Problem description:
Can you set down, exactly as they appear below, the lines from the opening of the material through the one bearing "import pandas as pd", minus the pictures?

Data segment:
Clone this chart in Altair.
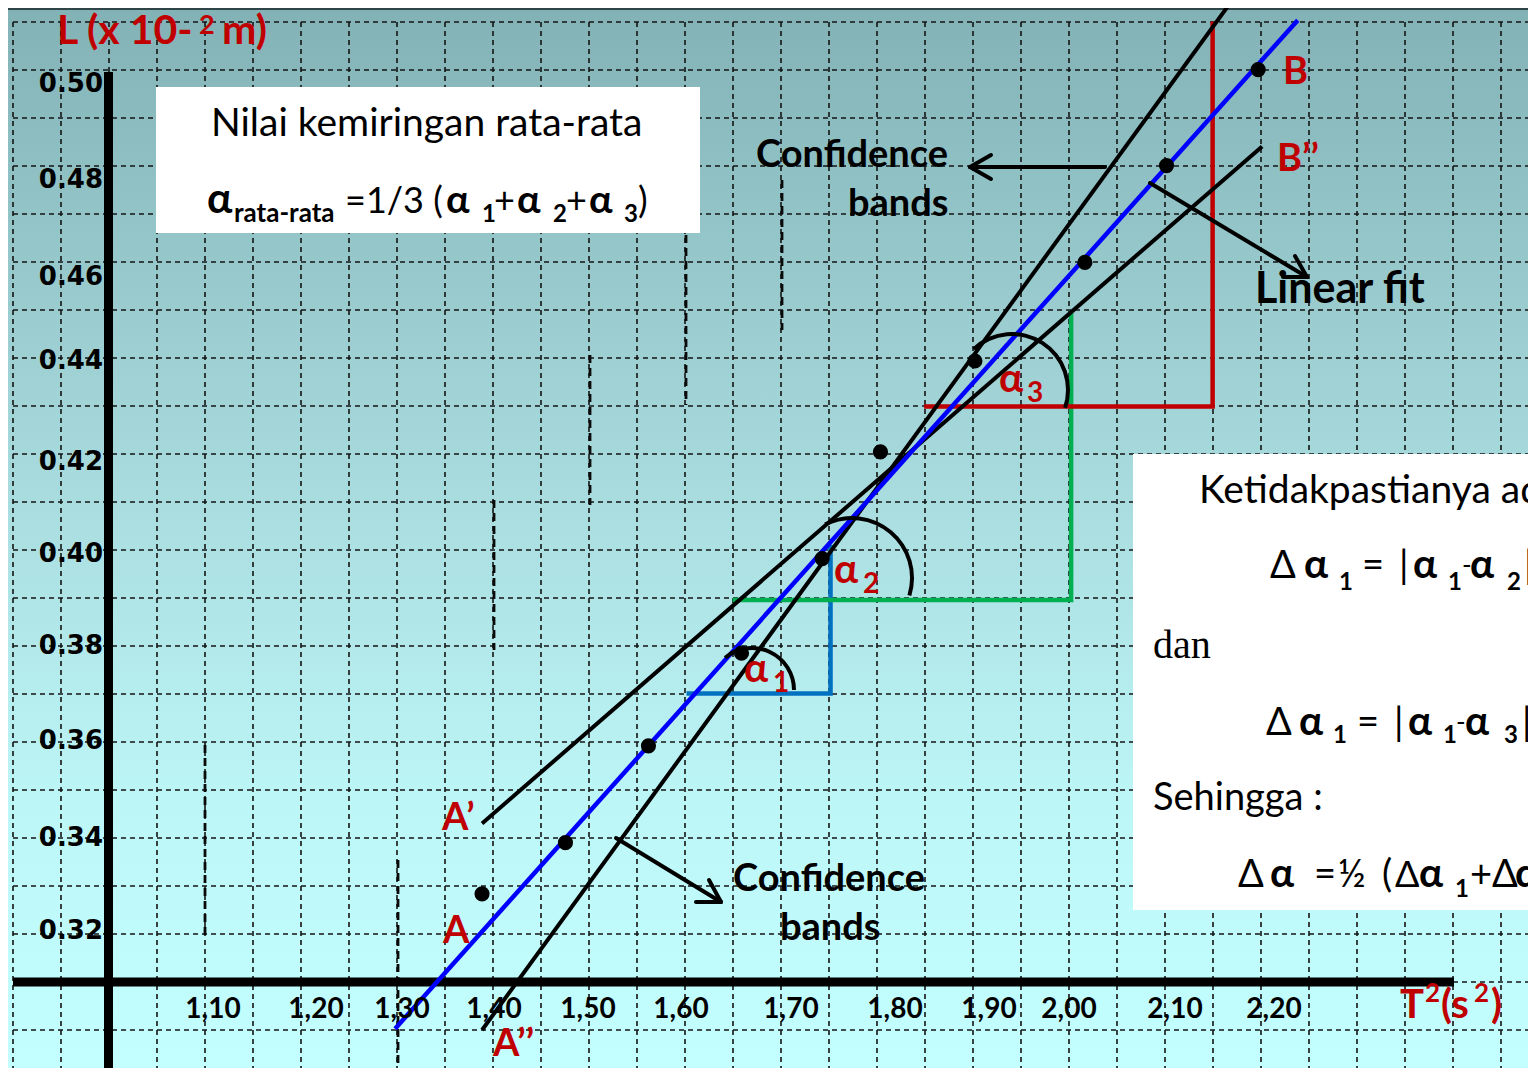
import altair as alt
import pandas as pd

# ---------------- chart data ----------------
x_ticks = [1.10, 1.20, 1.30, 1.40, 1.50, 1.60, 1.70, 1.80, 1.90, 2.00, 2.10, 2.20]
x_tick_labels = ["1,10", "1,20", "1,30", "1,40", "1,50", "1,60", "1,70", "1,80", "1,90", "2,00", "2,10", "2,20"]
y_ticks = [0.32, 0.34, 0.36, 0.38, 0.40, 0.42, 0.44, 0.46, 0.48, 0.50]
y_tick_labels = ["0.32", "0.34", "0.36", "0.38", "0.40", "0.42", "0.44", "0.46", "0.48", "0.50"]

# measured points (T^2 in s^2, L in 10^-2 m)
t2_points = [1.387, 1.476, 1.565, 1.655, 1.730, 1.786, 1.885, 2.015, 2.092, 2.184]
L_points = [0.328, 0.339, 0.359, 0.3785, 0.399, 0.422, 0.440, 0.463, 0.483, 0.503]

# linear fit (A -> B) and confidence bands (A'' -> top, A' -> B'')
fit_t2 = [1.292, 2.224]
fit_L = [0.299, 0.5133]
band_steep_t2 = [1.387, 2.158]
band_steep_L = [0.2987, 0.5175]
band_flat_t2 = [1.387, 2.188]
band_flat_L = [0.343, 0.487]

# slope triangles alpha1 (blue), alpha2 (green), alpha3 (red)
tri1_t2 = [1.605, 1.738, 1.738]
tri1_L = [0.370, 0.370, 0.402]
tri2_t2 = [1.647, 2.002, 2.002]
tri2_L = [0.390, 0.390, 0.452]
tri3_t2 = [1.831, 2.138, 2.138]
tri3_L = [0.431, 0.431, 0.513]

# ---------------- layout ----------------
W, H = 1520, 1060
M = 8  # page margin: screenshot coords -> plot coords
x_tick_px = [213, 316, 402, 494, 588, 681, 791, 895, 989, 1069, 1175, 1274]
y_tick_px = [931, 838, 741, 646, 554, 462, 361, 277, 180, 84]

xs = alt.Scale(domain=x_ticks, range=[p - M for p in x_tick_px], zero=False, nice=False)
ys = alt.Scale(domain=y_ticks, range=[p - M for p in y_tick_px], zero=False, nice=False)

FONT = "Lato"
RED = "#c00000"


def X(f):
    return alt.X(f, type="quantitative", scale=xs, axis=None)


def Y(f):
    return alt.Y(f, type="quantitative", scale=ys, axis=None)


def PX(f):
    return alt.X(f, type="quantitative", scale=None)


def PY(f):
    return alt.Y(f, type="quantitative", scale=None)


def seg_layer(rows, **mk):
    df = pd.DataFrame(rows, columns=["x1", "y1", "x2", "y2"])
    for c in ["x1", "y1", "x2", "y2"]:
        df[c] = df[c] - M
    return alt.Chart(df).mark_rule(**mk).encode(
        x=PX("x1"), y=PY("y1"), x2=alt.X2("x2"), y2=alt.Y2("y2")
    )


def text_layer(rows, font=FONT, weight="normal", color="black", align="left", baseline="alphabetic"):
    df = pd.DataFrame(rows, columns=["t", "x", "y", "s"])
    df["x"] = df["x"] - M
    df["y"] = df["y"] - M
    return alt.Chart(df).mark_text(
        align=align, baseline=baseline, font=font, fontWeight=weight, color=color
    ).encode(x=PX("x"), y=PY("y"), text="t:N", size=alt.Size("s:Q", scale=None))


def line_layer(t2, L, color, width):
    df = pd.DataFrame({"t2": t2, "L": L, "o": list(range(len(t2)))})
    return alt.Chart(df).mark_line(
        color=color, strokeWidth=width, strokeJoin="miter", strokeCap="butt"
    ).encode(x=X("t2"), y=Y("L"), order="o:Q")


one = pd.DataFrame({"a": [0]})

# background gradient
bg = alt.Chart(one).mark_rect(
    color=alt.LinearGradient(
        gradient="linear",
        stops=[
            alt.GradientStop(offset=0, color="#82b2b6"),
            alt.GradientStop(offset=0.45, color="#a8dbde"),
            alt.GradientStop(offset=0.75, color="#bdf6f7"),
            alt.GradientStop(offset=1, color="#c3ffff"),
        ],
        x1=0, x2=0, y1=0, y2=1,
    )
).encode(x=alt.value(0), x2=alt.value(W), y=alt.value(0), y2=alt.value(H))

# graph-paper grid
vgrid = [(13 + 48 * k, 22, 13 + 48 * k, 1076) for k in range(32)]
hgrid = [(13, 22 + 48 * k, 1536, 22 + 48 * k) for k in range(22)]
grid = seg_layer(vgrid + hgrid, color="#141414", strokeWidth=1.6, strokeDash=[5, 4])
heavy = seg_layer(
    [(205, 745, 205, 935), (398, 860, 398, 1076), (494, 500, 494, 650),
     (590, 355, 590, 505), (686, 235, 686, 405), (782, 180, 782, 330)],
    color="#0a0a0a", strokeWidth=2.8, strokeDash=[8, 5],
)
topline = seg_layer([(0, 9, 1536, 9)], color="#2e4446", strokeWidth=2)

# white boxes
boxes_df = pd.DataFrame({"x1": [156 - M, 1133 - M], "y1": [87 - M, 454 - M],
                         "x2": [700 - M, 1536 - M], "y2": [233 - M, 910 - M]})
boxes = alt.Chart(boxes_df).mark_rect(color="white").encode(
    x=PX("x1"), y=PY("y1"), x2=alt.X2("x2"), y2=alt.Y2("y2")
)

# axes (drawn lines)
axes = seg_layer([(13, 982, 1454, 982), (108.5, 72, 108.5, 1076)], color="black", strokeWidth=9)

tri1 = line_layer(tri1_t2, tri1_L, "#0070c0", 4.5)
tri2 = line_layer(tri2_t2, tri2_L, "#00b050", 4.5)
tri3 = line_layer(tri3_t2, tri3_L, RED, 4.5)
band1 = line_layer(band_steep_t2, band_steep_L, "black", 4)
band2 = line_layer(band_flat_t2, band_flat_L, "black", 4)
fit = line_layer(fit_t2, fit_L, "#0000ff", 4.5)

pts = alt.Chart(pd.DataFrame({"t2": t2_points, "L": L_points})).mark_circle(
    size=230, color="black", opacity=1
).encode(x=X("t2"), y=Y("L"))

# angle arcs
arcs_df = pd.DataFrame({
    "cx": [752 - M, 852 - M, 1012 - M],
    "cy": [690 - M, 578 - M, 390 - M],
    "a1": [5.59, 5.82, 5.53],
    "a2": [7.854, 8.15, 8.18],
    "ro": [44, 62, 58],
    "ri": [40, 58, 54],
})
arcs = alt.Chart(arcs_df).mark_arc(color="black").encode(
    x=PX("cx"), y=PY("cy"),
    theta=alt.Theta("a1:Q", scale=None, stack=False), theta2=alt.Theta2("a2"),
    radius=alt.Radius("ro:Q", scale=None), radius2=alt.Radius2("ri"),
)

# arrows
arrows = seg_layer(
    [(1105, 167, 970, 167), (970, 167, 991, 155), (970, 167, 991, 179),
     (1150, 183, 1307, 277), (1307, 277, 1295, 256), (1307, 277, 1283, 277),
     (616, 838, 721, 902), (721, 902, 709, 880), (721, 902, 696, 902)],
    color="black", strokeWidth=4, strokeCap="round",
)

# tick labels
xlab = alt.Chart(pd.DataFrame({"v": x_ticks, "t": x_tick_labels})).mark_text(
    font=FONT, fontWeight="bold", fontSize=28, align="center", baseline="alphabetic", color="black"
).encode(x=X("v"), y=alt.value(1018 - M), text="t:N")
ylab = alt.Chart(pd.DataFrame({"v": y_ticks, "t": y_tick_labels})).mark_text(
    font="DejaVu Sans", fontWeight="bold", fontSize=26, align="right", baseline="middle", color="black"
).encode(x=alt.value(103 - M), y=Y("v"), text="t:N")

# texts
black_regular = text_layer([
    ("Nilai kemiringan rata-rata", 211, 136, 39),
    ("=1/3 (", 345, 213, 36), ("+", 494, 213, 36), ("+", 566, 213, 36), (")", 638, 213, 36),
    ("Ketidakpastianya ad", 1199, 503, 39),
    ("Δ", 1270, 578, 38), ("=", 1362, 578, 38), ("|", 1399, 578, 38), ("-", 1462, 574, 26), ("|", 1524, 578, 38),
    ("Δ", 1266, 735, 38), ("=", 1357, 735, 38), ("|", 1394, 735, 38), ("-", 1456, 731, 26), ("|", 1522, 735, 38),
    ("Sehingga :", 1153, 810, 38),
    ("Δ", 1238, 887, 38), ("=", 1314, 887, 38), ("½", 1338, 887, 38), ("(", 1382, 887, 38),
    ("Δ", 1395, 887, 36), ("+", 1470, 887, 38), ("Δ", 1492, 887, 38),
])
black_bold = text_layer([
    ("α", 207, 213, 42), ("rata-rata", 234, 222, 26),
    ("α", 446, 213, 39), ("1", 482, 222, 24), ("α", 517, 213, 39), ("2", 553, 222, 24),
    ("α", 589, 213, 39), ("3", 624, 222, 24),
    ("α", 1304, 578, 40), ("1", 1339, 590, 24), ("α", 1413, 578, 40), ("1", 1448, 590, 24),
    ("α", 1470, 578, 40), ("2", 1507, 590, 24),
    ("α", 1299, 735, 40), ("1", 1333, 743, 24), ("α", 1408, 735, 40), ("1", 1443, 743, 24),
    ("α", 1465, 735, 40), ("3", 1504, 743, 24),
    ("α", 1270, 887, 40), ("α", 1419, 887, 40), ("1", 1455, 897, 24), ("α", 1515, 887, 40),
    ("Confidence", 756, 167, 38), ("bands", 848, 216, 38), ("Linear fit", 1255, 303, 43),
    ("Confidence", 733, 891, 38), ("bands", 780, 940, 38),
], weight="bold")
serif = text_layer([("dan", 1153, 658, 40)], font="Liberation Serif")
red_bold = text_layer([
    ("L (x 10-", 57, 44, 41), ("2", 199, 34, 27), ("m)", 222, 44, 41),
    ("B", 1283, 84, 38), ("B’’", 1277, 171, 38), ("A’", 442, 830, 38), ("A", 443, 943, 38), ("A’’", 493, 1056, 38),
    ("α", 999, 392, 40), ("3", 1027, 402, 28),
    ("α", 834, 583, 40), ("2", 863, 593, 28),
    ("α", 744, 682, 40), ("1", 773, 692, 28),
    ("T", 1400, 1018, 40), ("2", 1425, 1002, 26), ("(s", 1441, 1018, 40), ("2", 1474, 1002, 26), (")", 1491, 1018, 40),
], weight="bold", color=RED)

chart = alt.layer(
    bg, grid, heavy, topline, boxes, axes,
    tri1, tri2, tri3, band1, band2, fit, pts, arcs, arrows,
    xlab, ylab, black_regular, black_bold, serif, red_bold,
).properties(
    width=W, height=H, autosize="none", padding=0
).configure_view(stroke=None)

chart.save("out.html", embed_options={"renderer": "svg", "actions": False})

Expected answer:
Clone this chart in Altair.
import altair as alt
import pandas as pd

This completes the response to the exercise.